Five oil companies, one with appeals dating back to 1991, have successfully launched yet another round of tax protests for the repayment of state assessed property taxes they say they overpaid to Duchesne County.

County commissioners recently received notices from the State Tax Commission informing them they owe $88,401 in refunds to clear their "debts" with the five companies.Duchesne County will have to come up with approximately 20 percent of the total price tag, while the Duchesne County School District will have to pay the lion's share of the back taxes. Other taxing entities in the county would also have to dig into their budgets to rebate a portion of the back tax payments.

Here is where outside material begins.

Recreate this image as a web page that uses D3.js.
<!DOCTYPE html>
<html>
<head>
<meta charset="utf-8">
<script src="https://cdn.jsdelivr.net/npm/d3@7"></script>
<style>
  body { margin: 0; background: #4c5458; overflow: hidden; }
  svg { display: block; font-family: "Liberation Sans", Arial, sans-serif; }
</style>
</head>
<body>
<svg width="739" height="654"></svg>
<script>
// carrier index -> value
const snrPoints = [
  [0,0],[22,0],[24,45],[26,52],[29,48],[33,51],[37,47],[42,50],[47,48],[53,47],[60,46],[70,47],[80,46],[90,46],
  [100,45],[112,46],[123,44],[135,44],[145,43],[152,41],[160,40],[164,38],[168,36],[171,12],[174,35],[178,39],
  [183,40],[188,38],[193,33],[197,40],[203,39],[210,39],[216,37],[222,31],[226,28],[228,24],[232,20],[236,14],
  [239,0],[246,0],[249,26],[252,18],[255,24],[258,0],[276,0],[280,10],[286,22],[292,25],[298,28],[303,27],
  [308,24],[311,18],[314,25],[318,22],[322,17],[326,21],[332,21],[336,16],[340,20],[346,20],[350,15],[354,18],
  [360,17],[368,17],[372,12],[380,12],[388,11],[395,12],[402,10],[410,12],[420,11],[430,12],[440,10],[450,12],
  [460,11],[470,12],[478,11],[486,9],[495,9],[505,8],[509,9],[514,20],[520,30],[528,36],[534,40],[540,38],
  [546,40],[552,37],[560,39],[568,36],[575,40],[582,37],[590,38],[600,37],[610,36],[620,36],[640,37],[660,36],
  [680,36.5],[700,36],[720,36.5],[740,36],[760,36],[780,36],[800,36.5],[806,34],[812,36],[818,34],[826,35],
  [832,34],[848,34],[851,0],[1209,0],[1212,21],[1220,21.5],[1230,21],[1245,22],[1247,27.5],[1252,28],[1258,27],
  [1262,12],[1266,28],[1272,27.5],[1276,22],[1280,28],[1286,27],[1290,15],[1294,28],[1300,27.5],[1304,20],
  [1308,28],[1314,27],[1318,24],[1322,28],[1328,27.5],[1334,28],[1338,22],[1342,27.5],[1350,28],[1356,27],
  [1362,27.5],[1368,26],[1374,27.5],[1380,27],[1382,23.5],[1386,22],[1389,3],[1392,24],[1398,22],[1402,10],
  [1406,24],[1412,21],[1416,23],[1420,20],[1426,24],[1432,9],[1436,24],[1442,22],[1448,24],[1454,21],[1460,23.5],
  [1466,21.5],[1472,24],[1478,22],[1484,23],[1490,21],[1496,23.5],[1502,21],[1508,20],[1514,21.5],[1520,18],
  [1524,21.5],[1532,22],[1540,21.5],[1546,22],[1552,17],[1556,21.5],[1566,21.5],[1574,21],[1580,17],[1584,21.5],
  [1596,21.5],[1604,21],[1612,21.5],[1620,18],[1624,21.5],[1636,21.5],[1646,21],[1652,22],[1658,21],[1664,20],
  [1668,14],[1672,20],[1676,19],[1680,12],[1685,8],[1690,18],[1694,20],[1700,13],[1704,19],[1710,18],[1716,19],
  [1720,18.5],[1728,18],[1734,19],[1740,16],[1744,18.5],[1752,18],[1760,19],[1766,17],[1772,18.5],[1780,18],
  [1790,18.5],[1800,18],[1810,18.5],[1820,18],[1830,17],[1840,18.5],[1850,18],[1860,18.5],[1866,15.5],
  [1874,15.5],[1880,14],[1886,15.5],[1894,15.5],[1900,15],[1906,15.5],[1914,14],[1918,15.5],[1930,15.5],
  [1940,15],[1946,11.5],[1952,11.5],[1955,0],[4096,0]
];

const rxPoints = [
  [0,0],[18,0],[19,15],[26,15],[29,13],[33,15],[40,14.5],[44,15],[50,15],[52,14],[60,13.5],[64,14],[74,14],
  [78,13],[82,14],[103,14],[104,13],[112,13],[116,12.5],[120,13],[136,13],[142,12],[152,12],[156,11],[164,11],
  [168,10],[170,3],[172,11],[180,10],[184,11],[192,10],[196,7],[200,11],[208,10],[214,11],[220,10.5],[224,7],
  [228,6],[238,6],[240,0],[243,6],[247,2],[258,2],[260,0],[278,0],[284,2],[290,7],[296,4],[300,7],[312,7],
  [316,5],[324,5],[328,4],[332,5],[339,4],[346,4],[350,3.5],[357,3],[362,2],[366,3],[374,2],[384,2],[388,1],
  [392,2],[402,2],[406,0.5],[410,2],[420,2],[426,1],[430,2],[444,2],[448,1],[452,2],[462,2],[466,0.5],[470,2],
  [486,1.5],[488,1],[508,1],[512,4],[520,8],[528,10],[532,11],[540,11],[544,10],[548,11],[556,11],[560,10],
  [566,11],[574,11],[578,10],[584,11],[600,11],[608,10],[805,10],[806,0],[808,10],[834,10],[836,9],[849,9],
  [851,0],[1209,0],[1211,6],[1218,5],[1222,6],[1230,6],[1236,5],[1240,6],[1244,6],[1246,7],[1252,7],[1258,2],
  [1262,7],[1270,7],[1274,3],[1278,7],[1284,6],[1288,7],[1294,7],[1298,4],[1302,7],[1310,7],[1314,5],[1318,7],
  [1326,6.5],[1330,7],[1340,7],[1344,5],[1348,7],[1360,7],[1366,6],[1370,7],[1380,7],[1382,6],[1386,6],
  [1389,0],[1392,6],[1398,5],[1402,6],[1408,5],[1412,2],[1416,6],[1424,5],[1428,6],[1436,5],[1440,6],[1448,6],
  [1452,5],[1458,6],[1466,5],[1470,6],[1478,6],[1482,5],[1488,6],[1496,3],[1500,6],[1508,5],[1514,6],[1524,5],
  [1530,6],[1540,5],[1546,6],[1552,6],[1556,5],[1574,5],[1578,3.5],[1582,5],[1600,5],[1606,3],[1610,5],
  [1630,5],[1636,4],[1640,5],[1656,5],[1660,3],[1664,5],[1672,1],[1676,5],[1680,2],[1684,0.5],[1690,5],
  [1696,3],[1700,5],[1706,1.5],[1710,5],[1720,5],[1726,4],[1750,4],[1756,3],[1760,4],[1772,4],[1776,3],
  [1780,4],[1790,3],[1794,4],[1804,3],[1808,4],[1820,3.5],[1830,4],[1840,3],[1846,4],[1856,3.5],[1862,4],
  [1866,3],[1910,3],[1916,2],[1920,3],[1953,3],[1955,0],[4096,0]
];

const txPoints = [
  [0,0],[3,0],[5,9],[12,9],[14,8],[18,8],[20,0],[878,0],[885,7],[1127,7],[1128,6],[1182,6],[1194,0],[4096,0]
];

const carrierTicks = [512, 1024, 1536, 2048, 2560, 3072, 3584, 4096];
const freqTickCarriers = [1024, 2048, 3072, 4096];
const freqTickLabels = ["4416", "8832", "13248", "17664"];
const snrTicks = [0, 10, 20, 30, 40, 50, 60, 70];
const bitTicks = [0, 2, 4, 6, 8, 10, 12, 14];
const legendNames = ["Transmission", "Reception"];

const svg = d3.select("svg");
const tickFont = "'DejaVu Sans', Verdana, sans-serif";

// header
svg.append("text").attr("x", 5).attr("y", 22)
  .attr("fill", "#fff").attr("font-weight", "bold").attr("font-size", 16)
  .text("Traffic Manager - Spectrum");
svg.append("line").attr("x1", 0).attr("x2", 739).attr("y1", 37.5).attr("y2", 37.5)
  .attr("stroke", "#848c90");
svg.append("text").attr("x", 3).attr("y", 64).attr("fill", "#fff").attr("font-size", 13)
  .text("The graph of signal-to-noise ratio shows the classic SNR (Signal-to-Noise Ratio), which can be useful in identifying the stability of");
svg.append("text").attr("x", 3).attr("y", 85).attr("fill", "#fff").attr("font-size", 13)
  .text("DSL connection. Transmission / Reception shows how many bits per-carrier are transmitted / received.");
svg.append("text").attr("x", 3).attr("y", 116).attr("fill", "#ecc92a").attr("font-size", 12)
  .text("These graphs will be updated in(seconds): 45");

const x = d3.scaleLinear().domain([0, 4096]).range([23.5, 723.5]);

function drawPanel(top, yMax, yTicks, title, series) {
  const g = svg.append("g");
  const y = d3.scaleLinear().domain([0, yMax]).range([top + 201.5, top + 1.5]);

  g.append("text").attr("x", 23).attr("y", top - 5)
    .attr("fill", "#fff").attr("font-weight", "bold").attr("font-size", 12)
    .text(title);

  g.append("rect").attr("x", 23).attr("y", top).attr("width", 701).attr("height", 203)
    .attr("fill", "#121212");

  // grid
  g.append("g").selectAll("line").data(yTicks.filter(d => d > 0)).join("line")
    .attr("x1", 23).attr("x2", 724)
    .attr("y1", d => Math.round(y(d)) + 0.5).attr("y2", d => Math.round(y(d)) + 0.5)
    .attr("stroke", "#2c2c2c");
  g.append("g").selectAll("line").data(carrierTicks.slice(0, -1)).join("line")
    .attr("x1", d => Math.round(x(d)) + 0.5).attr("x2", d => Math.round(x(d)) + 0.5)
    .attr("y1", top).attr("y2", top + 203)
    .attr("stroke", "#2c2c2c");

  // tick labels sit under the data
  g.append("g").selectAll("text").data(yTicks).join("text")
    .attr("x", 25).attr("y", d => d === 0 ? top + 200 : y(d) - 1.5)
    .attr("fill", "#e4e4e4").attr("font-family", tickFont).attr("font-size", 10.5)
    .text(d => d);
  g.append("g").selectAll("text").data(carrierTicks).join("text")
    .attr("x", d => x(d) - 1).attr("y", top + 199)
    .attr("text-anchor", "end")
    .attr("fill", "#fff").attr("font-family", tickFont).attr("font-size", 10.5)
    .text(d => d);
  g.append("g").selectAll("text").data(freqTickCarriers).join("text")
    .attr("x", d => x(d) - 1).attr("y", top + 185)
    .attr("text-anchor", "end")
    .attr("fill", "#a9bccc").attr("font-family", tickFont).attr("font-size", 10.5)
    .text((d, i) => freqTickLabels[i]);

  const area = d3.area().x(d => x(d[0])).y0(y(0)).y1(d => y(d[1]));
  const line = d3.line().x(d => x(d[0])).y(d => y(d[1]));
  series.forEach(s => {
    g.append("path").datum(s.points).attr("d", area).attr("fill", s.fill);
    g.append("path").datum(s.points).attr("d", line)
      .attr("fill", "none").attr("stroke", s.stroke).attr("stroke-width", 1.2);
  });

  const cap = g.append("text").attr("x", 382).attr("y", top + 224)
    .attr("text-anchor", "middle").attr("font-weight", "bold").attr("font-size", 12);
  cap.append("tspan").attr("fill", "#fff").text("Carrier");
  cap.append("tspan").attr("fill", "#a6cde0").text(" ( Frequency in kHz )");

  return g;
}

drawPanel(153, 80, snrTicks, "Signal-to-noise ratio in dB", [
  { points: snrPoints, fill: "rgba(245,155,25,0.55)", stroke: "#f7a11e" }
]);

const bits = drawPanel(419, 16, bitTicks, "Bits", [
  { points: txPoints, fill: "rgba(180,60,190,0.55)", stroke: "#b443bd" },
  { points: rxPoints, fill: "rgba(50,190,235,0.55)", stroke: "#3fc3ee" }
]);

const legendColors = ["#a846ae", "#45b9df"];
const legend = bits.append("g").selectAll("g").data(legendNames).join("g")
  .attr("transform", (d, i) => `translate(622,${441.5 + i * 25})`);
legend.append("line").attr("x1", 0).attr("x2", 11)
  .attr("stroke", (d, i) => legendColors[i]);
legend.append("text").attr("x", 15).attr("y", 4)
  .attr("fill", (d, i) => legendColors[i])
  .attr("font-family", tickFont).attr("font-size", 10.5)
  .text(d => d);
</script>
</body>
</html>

After the incorporation of a new method for assessing oil and gas properties approximately four years ago - which combined with other factors resulted in close to a 50 percent decline in the tax base - Duchesne County officials believed they were nearing the end of the tax repayments mandated by the Tax Commission. But continuing claims of unfair property tax assessments by oil and gas companies, while easing off, have yet to come to a complete stop.

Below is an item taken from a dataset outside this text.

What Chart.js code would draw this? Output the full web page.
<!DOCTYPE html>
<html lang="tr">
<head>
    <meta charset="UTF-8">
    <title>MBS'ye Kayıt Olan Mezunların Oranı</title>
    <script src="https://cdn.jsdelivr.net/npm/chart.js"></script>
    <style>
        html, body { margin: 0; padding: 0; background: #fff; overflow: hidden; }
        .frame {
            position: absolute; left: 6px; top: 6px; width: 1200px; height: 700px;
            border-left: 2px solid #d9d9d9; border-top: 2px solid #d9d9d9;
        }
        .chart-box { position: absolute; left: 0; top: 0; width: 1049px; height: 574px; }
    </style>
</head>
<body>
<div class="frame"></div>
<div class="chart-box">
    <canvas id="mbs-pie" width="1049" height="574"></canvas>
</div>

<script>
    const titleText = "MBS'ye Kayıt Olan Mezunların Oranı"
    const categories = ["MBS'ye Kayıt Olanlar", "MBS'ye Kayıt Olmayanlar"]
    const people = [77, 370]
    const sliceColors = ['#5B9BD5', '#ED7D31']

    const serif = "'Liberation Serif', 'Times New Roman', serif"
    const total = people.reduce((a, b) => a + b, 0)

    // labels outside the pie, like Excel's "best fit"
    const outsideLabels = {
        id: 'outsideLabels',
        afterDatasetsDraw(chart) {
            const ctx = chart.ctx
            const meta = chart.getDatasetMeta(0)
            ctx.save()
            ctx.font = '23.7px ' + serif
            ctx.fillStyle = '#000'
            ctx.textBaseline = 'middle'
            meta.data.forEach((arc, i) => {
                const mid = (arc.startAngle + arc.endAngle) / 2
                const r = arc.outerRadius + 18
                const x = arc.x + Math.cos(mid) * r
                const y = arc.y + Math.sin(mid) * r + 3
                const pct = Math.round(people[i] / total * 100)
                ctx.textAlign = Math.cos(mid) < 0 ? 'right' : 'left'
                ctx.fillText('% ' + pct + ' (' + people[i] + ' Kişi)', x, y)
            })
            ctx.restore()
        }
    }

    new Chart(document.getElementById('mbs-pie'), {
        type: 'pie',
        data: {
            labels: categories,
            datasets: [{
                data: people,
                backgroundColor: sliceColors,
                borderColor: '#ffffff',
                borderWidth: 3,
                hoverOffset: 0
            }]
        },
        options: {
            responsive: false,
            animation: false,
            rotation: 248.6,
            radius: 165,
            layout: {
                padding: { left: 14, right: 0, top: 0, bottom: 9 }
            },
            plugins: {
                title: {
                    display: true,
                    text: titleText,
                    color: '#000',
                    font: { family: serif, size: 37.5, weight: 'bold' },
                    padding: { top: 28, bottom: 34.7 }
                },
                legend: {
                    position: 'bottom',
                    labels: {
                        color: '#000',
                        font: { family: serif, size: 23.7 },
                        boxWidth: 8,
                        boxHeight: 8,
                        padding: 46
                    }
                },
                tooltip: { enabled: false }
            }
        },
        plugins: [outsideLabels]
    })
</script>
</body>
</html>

Although the state sets the property values on central or state assessed property such as oil and gas property, utilities and airlines, the county is the benefactor. Over the past four years, Duchesne County has had to repay more than $548,000 in back taxes.

Commission Chairman Larry Ross says before the latest tax adjustments are paid by the county, officials want to make sure the appeals are correct. Bill Peters, an attorney with the Utah Association of Counties has been asked by commissioners to review the list.

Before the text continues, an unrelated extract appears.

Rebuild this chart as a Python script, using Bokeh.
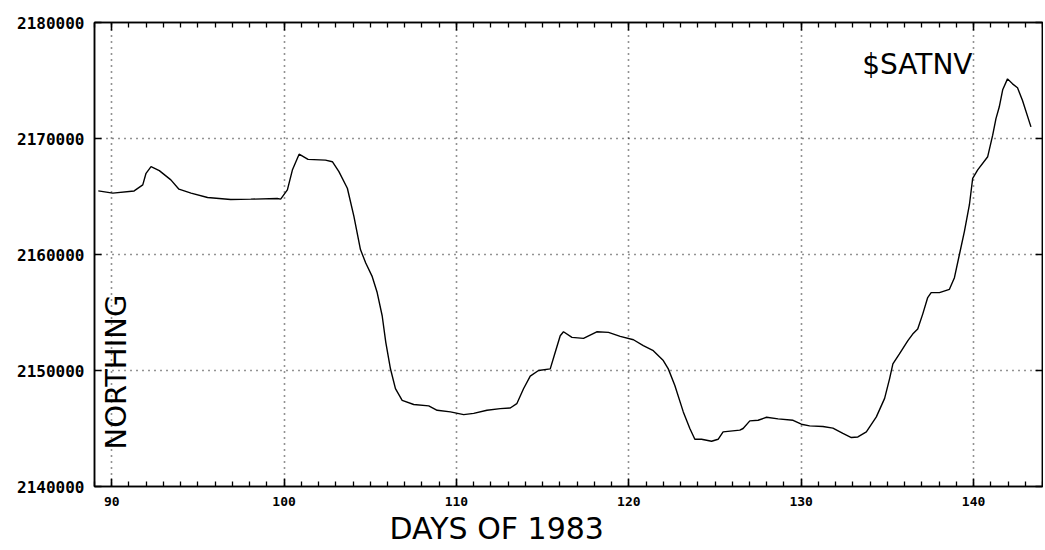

But even then Ross said he doesn't anticipate the county will launch its own appeal in an effort to fight the Tax Commission's order to return the money. He said the appeal dating back to 1991 by Zinke and Trumbo for $12,948 really caught their attention and commissioners expect some answers on a few of the tax adjustments which have been granted.

Flying J Oil & Gas, Chevron Pipeline Co. and Phoenix Hydrocarbons each appealed a portion of their 1993 taxes. Flying J successfully appealed $35,555 in back tax payments, and Chevron Pipeline wants a rebate of $31,534. Phoenix Hydrocarbons is expecting $898 in 1993 tax payments to be returned.

In 1994, Held By Production appealed the payment of $7,465 in taxes it believes were unfairly assessed.